* [WHAT TO DO] From the records below, pull each line that has "page".

Entries with chart source code:
--------------------

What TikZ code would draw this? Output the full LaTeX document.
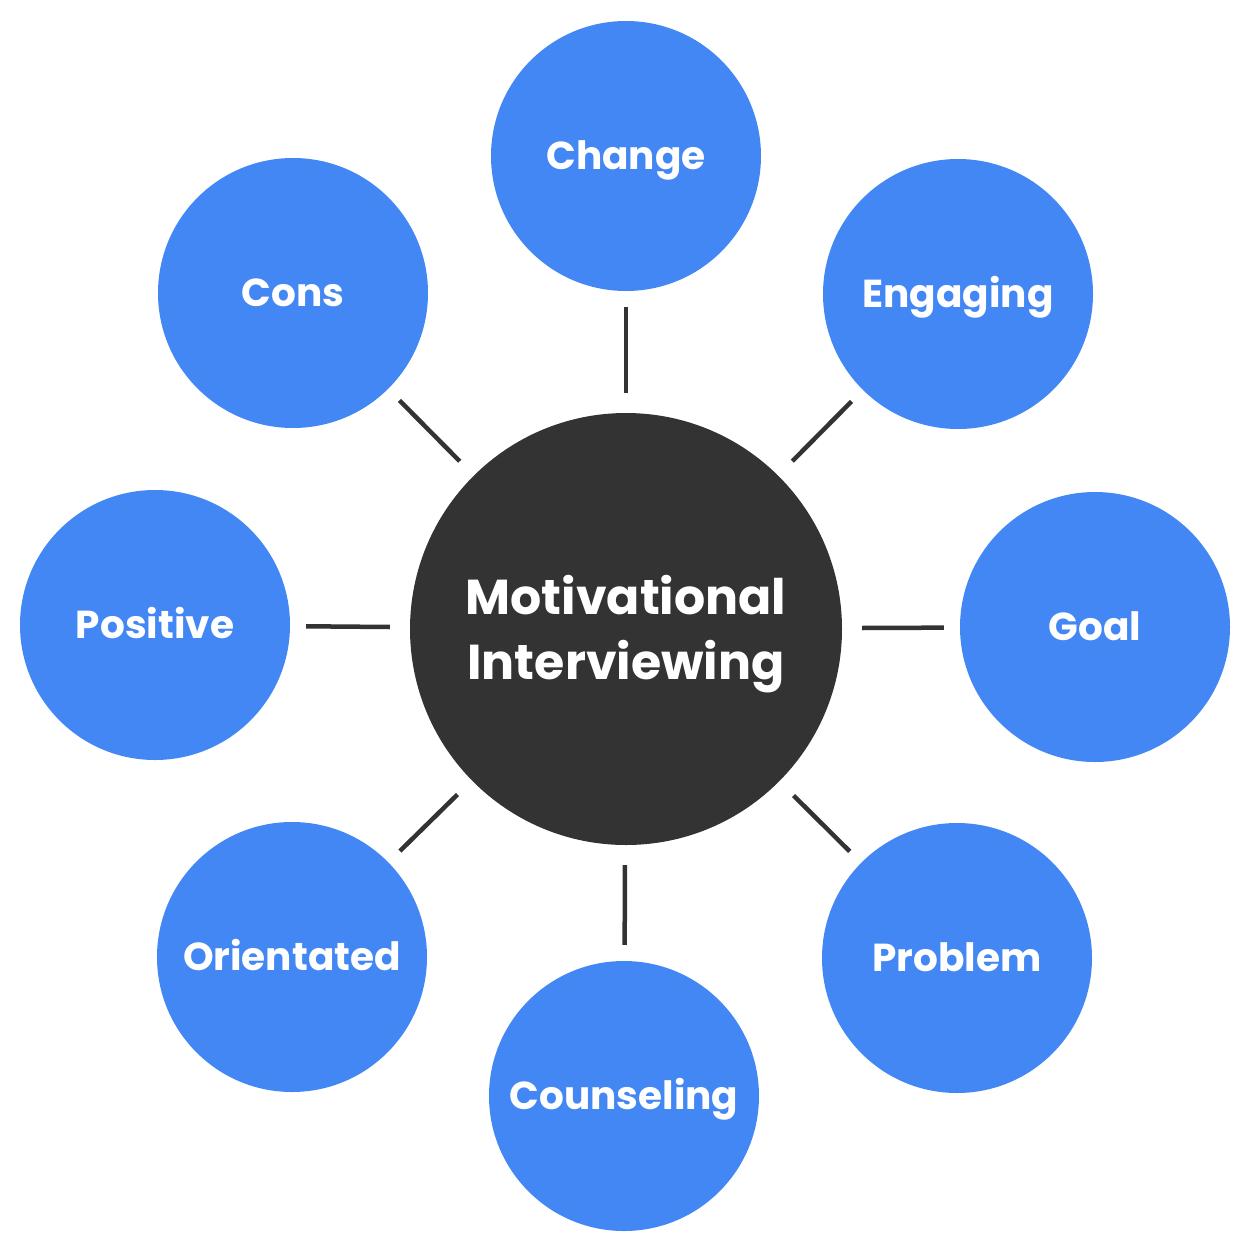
\documentclass[tikz,border=0pt]{standalone}
\usepackage{fontspec}
\setmainfont{Poppins}[BoldFont={* Bold}]
\definecolor{miblue}{HTML}{4387F5}
\definecolor{midark}{HTML}{333333}
\begin{document}
\begin{tikzpicture}[x=1pt,y=-1pt,
  bubble/.style={circle,fill=miblue,minimum size=270pt,inner sep=0pt,text=white,text height=27pt,text depth=0pt,font=\fontsize{39}{44}\selectfont\bfseries},
  hub/.style={circle,fill=midark,minimum size=432pt,inner sep=0pt,text=white,align=center,text height=101pt,text depth=0pt,font=\fontsize{49}{65}\selectfont\bfseries},
  link/.style={draw=midark,line width=4.5pt,shorten <=20pt,shorten >=16pt}]
\useasboundingbox (0,0) rectangle (1250,1251);
\node[hub] (c) at (626,629) {Motivational\\Interviewing};
\node[bubble] (change) at (626,156) {Change};
\node[bubble] (engaging) at (958,294) {Engaging};
\node[bubble] (goal) at (1095,627) {Goal};
\node[bubble] (problem) at (957,958) {Problem};
\node[bubble] (counseling) at (624,1096) {Counseling};
\node[bubble] (orientated) at (292,957) {Orientated};
\node[bubble] (positive) at (155,625) {Positive};
\node[bubble] (cons) at (293,293) {Cons};
\foreach \n in {change,engaging,goal,problem,counseling,orientated,positive,cons}
  \draw[link] (c) -- (\n);
\end{tikzpicture}
\end{document}
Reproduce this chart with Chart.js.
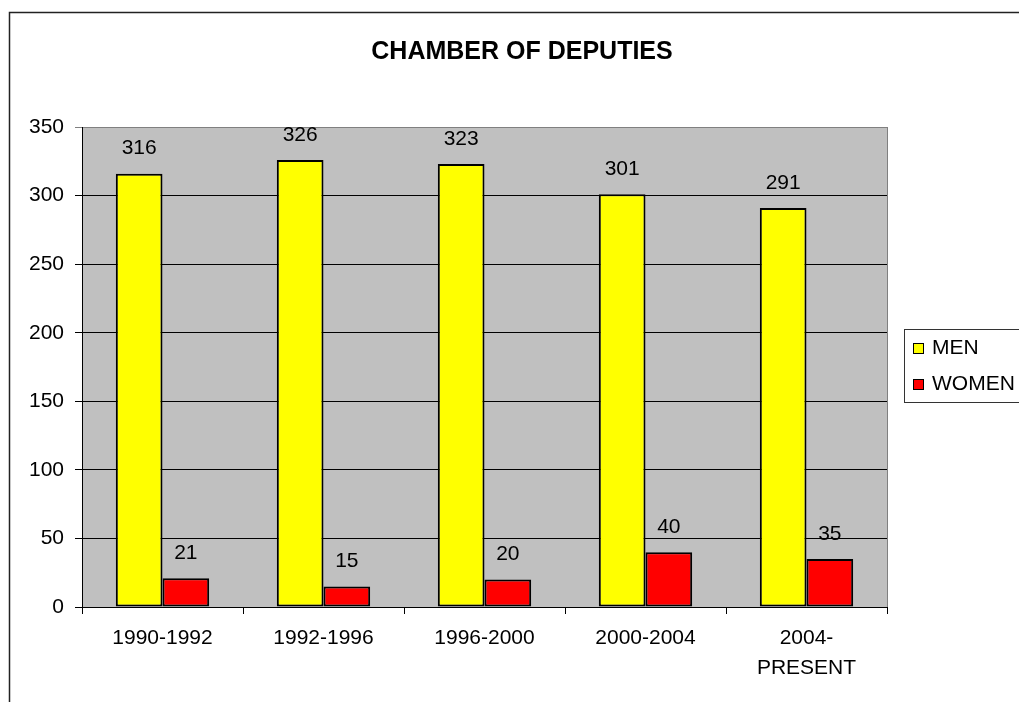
<!DOCTYPE html>
<html lang="en">
<head>
    <meta charset="UTF-8">
    <title>Chamber of Deputies</title>
    <script src="https://cdn.jsdelivr.net/npm/chart.js@4.4.1/dist/chart.umd.min.js"></script>
    <style>
        html, body { margin: 0; padding: 0; background: #fff; }
        canvas { display: block; }
    </style>
</head>
<body>
<canvas id="chart" width="1019" height="702"></canvas>

<script type="text/javascript">
    // data
    var periods = ['1990-1992', '1992-1996', '1996-2000', '2000-2004', ['2004-', 'PRESENT']];
    var men = [316, 326, 323, 301, 291];
    var women = [21, 15, 20, 40, 35];
    var yTicks = [0, 50, 100, 150, 200, 250, 300, 350];
    var chartTitle = 'CHAMBER OF DEPUTIES';

    var FONT = '"Liberation Sans", Arial, sans-serif';

    // grey plot area, outer frame and title (centred on the whole chart object, not the plot)
    var plotBack = {
        id: 'plotBack',
        beforeDraw: function (chart) {
            var ctx = chart.ctx, a = chart.chartArea;
            ctx.save();
            ctx.fillStyle = '#C0C0C0';
            ctx.fillRect(a.left, a.top, a.right - a.left, a.bottom - a.top);
            ctx.strokeStyle = '#808080';
            ctx.lineWidth = 1;
            ctx.strokeRect(a.left + 0.5, a.top + 0.5, a.right - a.left, a.bottom - a.top);
            ctx.strokeStyle = '#222';
            ctx.lineWidth = 1.5;
            ctx.beginPath();
            ctx.moveTo(9.5, chart.height);
            ctx.lineTo(9.5, 12.5);
            ctx.lineTo(chart.width, 12.5);
            ctx.stroke();
            ctx.font = 'bold 25px ' + FONT;
            ctx.fillStyle = '#000';
            ctx.textAlign = 'center';
            ctx.textBaseline = 'middle';
            ctx.fillText(chartTitle, 522, 52);
            ctx.restore();
        }
    };

    // numbers above the bars
    var valueLabels = {
        id: 'valueLabels',
        afterDatasetsDraw: function (chart) {
            var ctx = chart.ctx;
            ctx.save();
            ctx.font = '21px ' + FONT;
            ctx.fillStyle = '#000';
            ctx.textAlign = 'center';
            ctx.textBaseline = 'middle';
            chart.data.datasets.forEach(function (ds, i) {
                chart.getDatasetMeta(i).data.forEach(function (bar, j) {
                    ctx.fillText(ds.data[j], bar.x, bar.y - 25);
                });
            });
            ctx.restore();
        }
    };

    // boxed legend on the right, cut by the page edge like the original
    var boxLegend = {
        id: 'boxLegend',
        afterDraw: function (chart) {
            var ctx = chart.ctx;
            var x = 904.5, y = 329.5;
            ctx.save();
            ctx.strokeStyle = '#333';
            ctx.lineWidth = 1;
            ctx.strokeRect(x, y, 140, 73);
            ctx.font = '21px ' + FONT;
            ctx.textBaseline = 'middle';
            chart.data.datasets.forEach(function (ds, i) {
                var cy = 348 + i * 36;
                ctx.fillStyle = ds.backgroundColor;
                ctx.fillRect(913, cy - 5, 11, 11);
                ctx.strokeStyle = '#000';
                ctx.strokeRect(913.5, cy - 4.5, 10, 10);
                ctx.fillStyle = '#000';
                ctx.fillText(ds.label, 932, cy);
            });
            ctx.restore();
        }
    };

    new Chart(document.getElementById('chart').getContext('2d'), {
        type: 'bar',
        data: {
            labels: periods,
            datasets: [
                {
                    label: 'MEN',
                    data: men,
                    backgroundColor: '#FFFF00',
                    borderColor: '#000',
                    borderWidth: 2,
                    borderSkipped: false
                },
                {
                    label: 'WOMEN',
                    data: women,
                    backgroundColor: '#FF0000',
                    borderColor: '#000',
                    borderWidth: 2,
                    borderSkipped: false
                }
            ]
        },
        options: {
            responsive: false,
            animation: false,
            events: [],
            categoryPercentage: 0.58,
            barPercentage: 1.0,
            layout: {padding: {left: 10, top: 127, right: 132, bottom: 0}},
            plugins: {
                legend: {display: false},
                tooltip: {enabled: false},
                title: {display: false}
            },
            scales: {
                x: {
                    grid: {
                        offset: true,
                        drawOnChartArea: false,
                        drawTicks: true,
                        tickLength: 7,
                        color: '#000'
                    },
                    border: {color: '#000', width: 1},
                    ticks: {
                        color: '#000',
                        padding: 10,
                        maxRotation: 0,
                        font: {family: FONT, size: 21, lineHeight: 1.4}
                    },
                    afterFit: function (scale) { scale.height = 95; }
                },
                y: {
                    min: 0,
                    max: 350,
                    afterBuildTicks: function (scale) {
                        scale.ticks = yTicks.map(function (v) { return {value: v}; });
                    },
                    grid: {
                        tickLength: 7,
                        color: function (c) { return c.tick && c.tick.value === 350 ? '#808080' : '#000'; }
                    },
                    border: {color: '#000', width: 1},
                    ticks: {
                        color: '#000',
                        padding: 11,
                        font: {family: FONT, size: 21}
                    },
                    afterFit: function (scale) { scale.width = 72; }
                }
            }
        },
        plugins: [plotBack, valueLabels, boxLegend]
    });
</script>
</body>
</html>
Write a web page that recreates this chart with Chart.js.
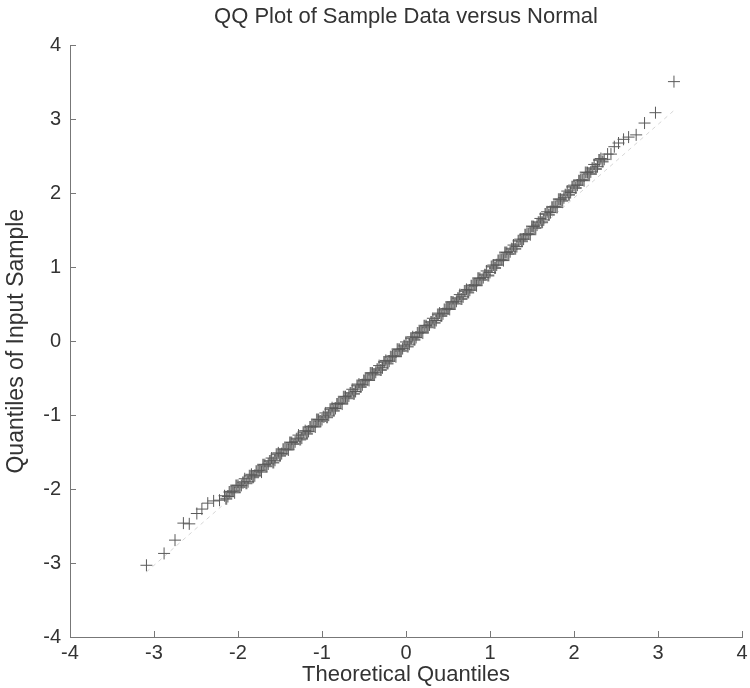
<!DOCTYPE html>
<html>
<head>
<meta charset="utf-8">
<script src="https://cdn.jsdelivr.net/npm/chart.js@4.4.1/dist/chart.umd.min.js"></script>
<style>
  body { margin: 0; background: #fff; }
  #qq { display: block; }
</style>
</head>
<body>
<canvas id="qq" width="750" height="688"></canvas>
<script>
// theoretical quantiles (x) and sample quantiles (y)
const theoX = [
  -3.09, -2.88, -2.75, -2.65, -2.58, -2.49, -2.43, -2.36, -2.29, -2.22,
  -2.16, -2.12, -2.08, -2.04, -2.00, -1.96, -1.92, -1.88, -1.84, -1.80,
  -1.76, -1.72, -1.68, -1.64, -1.60, -1.56, -1.52, -1.48, -1.44, -1.40,
  -1.36, -1.32, -1.28, -1.24, -1.20, -1.16, -1.12, -1.08, -1.04, -1.00,
  -0.96, -0.92, -0.88, -0.84, -0.80, -0.76, -0.72, -0.68, -0.64, -0.60,
  -0.56, -0.52, -0.48, -0.44, -0.40, -0.36, -0.32, -0.28, -0.24, -0.20,
  -0.16, -0.12, -0.08, -0.04, 0.00, 0.04, 0.08, 0.12, 0.16, 0.20,
  0.24, 0.28, 0.32, 0.36, 0.40, 0.44, 0.48, 0.52, 0.56, 0.60,
  0.64, 0.68, 0.72, 0.76, 0.80, 0.84, 0.88, 0.92, 0.96, 1.00,
  1.04, 1.08, 1.12, 1.16, 1.20, 1.24, 1.28, 1.32, 1.36, 1.40,
  1.44, 1.48, 1.52, 1.56, 1.60, 1.64, 1.68, 1.72, 1.76, 1.80,
  1.84, 1.88, 1.92, 1.96, 2.00, 2.04, 2.08, 2.12, 2.16, 2.20,
  2.24, 2.28, 2.32, 2.36, 2.40, 2.44, 2.48, 2.53, 2.59, 2.65,
  2.74, 2.84, 2.97, 3.19
];
const sampleY = [
  -3.03, -2.87, -2.69, -2.46, -2.47, -2.33, -2.27, -2.19, -2.16, -2.15,
  -2.09, -2.10, -2.03, -2.05, -1.95, -1.95, -1.86, -1.90, -1.80, -1.82,
  -1.75, -1.77, -1.67, -1.66, -1.58, -1.61, -1.51, -1.52, -1.46, -1.47,
  -1.37, -1.36, -1.27, -1.31, -1.21, -1.22, -1.15, -1.16, -1.06, -1.06,
  -0.97, -1.00, -0.90, -0.91, -0.84, -0.85, -0.75, -0.74, -0.65, -0.68,
  -0.58, -0.59, -0.52, -0.53, -0.43, -0.42, -0.33, -0.36, -0.26, -0.27,
  -0.20, -0.21, -0.11, -0.10, -0.01, -0.04, 0.06, 0.05, 0.12, 0.11,
  0.21, 0.22, 0.31, 0.28, 0.38, 0.37, 0.44, 0.43, 0.53, 0.54,
  0.63, 0.60, 0.70, 0.69, 0.76, 0.75, 0.85, 0.86, 0.95, 0.93,
  1.03, 1.03, 1.10, 1.09, 1.20, 1.21, 1.30, 1.28, 1.38, 1.38,
  1.45, 1.44, 1.55, 1.57, 1.66, 1.64, 1.75, 1.74, 1.82, 1.81,
  1.92, 1.94, 2.03, 2.01, 2.11, 2.11, 2.18, 2.17, 2.28, 2.29,
  2.39, 2.36, 2.47, 2.46, 2.53, 2.53, 2.63, 2.68, 2.73, 2.76,
  2.79, 2.95, 3.09, 3.51
];
// the dense middle of the sample has more points in between
const theoX2 = [
  -2.14, -2.10, -2.06, -2.02, -1.98, -1.94, -1.90, -1.86, -1.82, -1.78,
  -1.74, -1.70, -1.66, -1.62, -1.58, -1.54, -1.50, -1.46, -1.42, -1.38,
  -1.34, -1.30, -1.26, -1.22, -1.18, -1.14, -1.10, -1.06, -1.02, -0.98,
  -0.94, -0.90, -0.86, -0.82, -0.78, -0.74, -0.70, -0.66, -0.62, -0.58,
  -0.54, -0.50, -0.46, -0.42, -0.38, -0.34, -0.30, -0.26, -0.22, -0.18,
  -0.14, -0.10, -0.06, -0.02, 0.02, 0.06, 0.10, 0.14, 0.18, 0.22,
  0.26, 0.30, 0.34, 0.38, 0.42, 0.46, 0.50, 0.54, 0.58, 0.62,
  0.66, 0.70, 0.74, 0.78, 0.82, 0.86, 0.90, 0.94, 0.98, 1.02,
  1.06, 1.10, 1.14, 1.18, 1.22, 1.26, 1.30, 1.34, 1.38, 1.42,
  1.46, 1.50, 1.54, 1.58, 1.62, 1.66, 1.70, 1.74, 1.78, 1.82,
  1.86, 1.90, 1.94, 1.98, 2.02, 2.06, 2.10, 2.14, 2.18, 2.22,
  2.26, 2.30, 2.34
];
const sampleY2 = [
  -2.13, -2.04, -2.03, -1.95, -1.97, -1.91, -1.92, -1.82, -1.84, -1.76,
  -1.75, -1.67, -1.69, -1.62, -1.64, -1.53, -1.55, -1.46, -1.46, -1.37,
  -1.39, -1.32, -1.33, -1.23, -1.25, -1.16, -1.15, -1.06, -1.08, -1.02,
  -1.03, -0.92, -0.94, -0.85, -0.84, -0.75, -0.77, -0.70, -0.71, -0.60,
  -0.62, -0.53, -0.52, -0.43, -0.45, -0.38, -0.39, -0.28, -0.30, -0.21,
  -0.20, -0.11, -0.13, -0.06, -0.07, 0.04, 0.02, 0.11, 0.12, 0.21,
  0.19, 0.26, 0.25, 0.36, 0.34, 0.43, 0.44, 0.53, 0.51, 0.58,
  0.57, 0.68, 0.66, 0.75, 0.76, 0.85, 0.83, 0.90, 0.89, 1.01,
  0.99, 1.09, 1.10, 1.20, 1.18, 1.25, 1.25, 1.36, 1.35, 1.44,
  1.45, 1.55, 1.53, 1.61, 1.61, 1.72, 1.71, 1.81, 1.82, 1.92,
  1.90, 1.98, 1.98, 2.09, 2.07, 2.17, 2.18, 2.28, 2.26, 2.34,
  2.33, 2.45, 2.43
];
// dashed reference line endpoints
const refX = [-3.09, 3.19];
const refY = [-3.12, 3.12];
const axisTicks = [-4, -3, -2, -1, 0, 1, 2, 3, 4];

const points = theoX.map((x, i) => ({ x: x, y: sampleY[i] }));
const densePoints = theoX2.map((x, i) => ({ x: x, y: sampleY2[i] }));
const refLine = refX.map((x, i) => ({ x: x, y: refY[i] }));

const FONT = "'Liberation Sans', Arial, sans-serif";
const INK = "#333";

// matlab style: ticks point into the plot
const innerTicks = {
  id: "innerTicks",
  afterDraw(chart) {
    const { ctx, chartArea, scales } = chart;
    ctx.save();
    ctx.strokeStyle = "#777";
    ctx.lineWidth = 1;
    ctx.beginPath();
    scales.x.ticks.forEach(t => {
      const px = Math.round(scales.x.getPixelForValue(t.value)) + 0.5;
      ctx.moveTo(px, chartArea.bottom);
      ctx.lineTo(px, chartArea.bottom - 6);
    });
    scales.y.ticks.forEach(t => {
      const py = Math.round(scales.y.getPixelForValue(t.value)) + 0.5;
      ctx.moveTo(chartArea.left, py);
      ctx.lineTo(chartArea.left + 6, py);
    });
    ctx.stroke();
    ctx.restore();
  }
};

const ctx = document.getElementById("qq").getContext("2d");
new Chart(ctx, {
  type: "scatter",
  data: {
    datasets: [
      {
        data: points,
        showLine: false,
        pointStyle: "cross",
        pointRadius: 6,
        pointBorderWidth: 1,
        borderColor: "#5a5a5a",
        backgroundColor: "#5a5a5a",
        order: 1
      },
      {
        data: densePoints,
        showLine: false,
        pointStyle: "cross",
        pointRadius: 6,
        pointBorderWidth: 2,
        borderColor: "#7c7c7c",
        backgroundColor: "#7c7c7c",
        order: 2
      },
      {
        type: "line",
        data: refLine,
        borderColor: "#d6d6d6",
        borderWidth: 1,
        borderDash: [4, 4],
        pointRadius: 0,
        fill: false,
        order: 3
      }
    ]
  },
  options: {
    responsive: false,
    animation: false,
    layout: { padding: { left: 0, right: 4, top: 0, bottom: 0 } },
    plugins: {
      legend: { display: false },
      tooltip: { enabled: false },
      title: {
        display: true,
        text: "QQ Plot of Sample Data versus Normal",
        fullSize: false,
        color: INK,
        font: { family: FONT, size: 22, weight: "normal" },
        padding: { top: 4, bottom: 15 }
      }
    },
    scales: {
      x: {
        type: "linear",
        min: -4,
        max: 4,
        afterBuildTicks: s => { s.ticks = axisTicks.map(v => ({ value: v })); },
        afterFit: s => { s.height = 51; s.paddingRight = 0; },
        grid: { display: false, drawTicks: false },
        border: { display: true, color: "#777", width: 1 },
        ticks: {
          color: INK,
          padding: 4,
          maxRotation: 0,
          font: { family: FONT, size: 20 }
        },
        title: {
          display: true,
          text: "Theoretical Quantiles",
          color: INK,
          font: { family: FONT, size: 22 },
          padding: { top: 0, bottom: 0 }
        }
      },
      y: {
        type: "linear",
        min: -4,
        max: 4,
        afterBuildTicks: s => { s.ticks = axisTicks.map(v => ({ value: v })); },
        afterFit: s => { s.width = 70; },
        grid: { display: false, drawTicks: false },
        border: { display: true, color: "#777", width: 1 },
        ticks: {
          color: INK,
          padding: 9,
          font: { family: FONT, size: 20 }
        },
        title: {
          display: true,
          text: "Quantiles of Input Sample",
          color: INK,
          font: { family: FONT, size: 23 },
          padding: { top: 3, bottom: 0 }
        }
      }
    }
  },
  plugins: [innerTicks]
});
</script>
</body>
</html>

--------------------

* [RESPONSE]
    // boxed legend on the right, cut by the page edge like the original
Write a web page that recreates this chart with Chart.js.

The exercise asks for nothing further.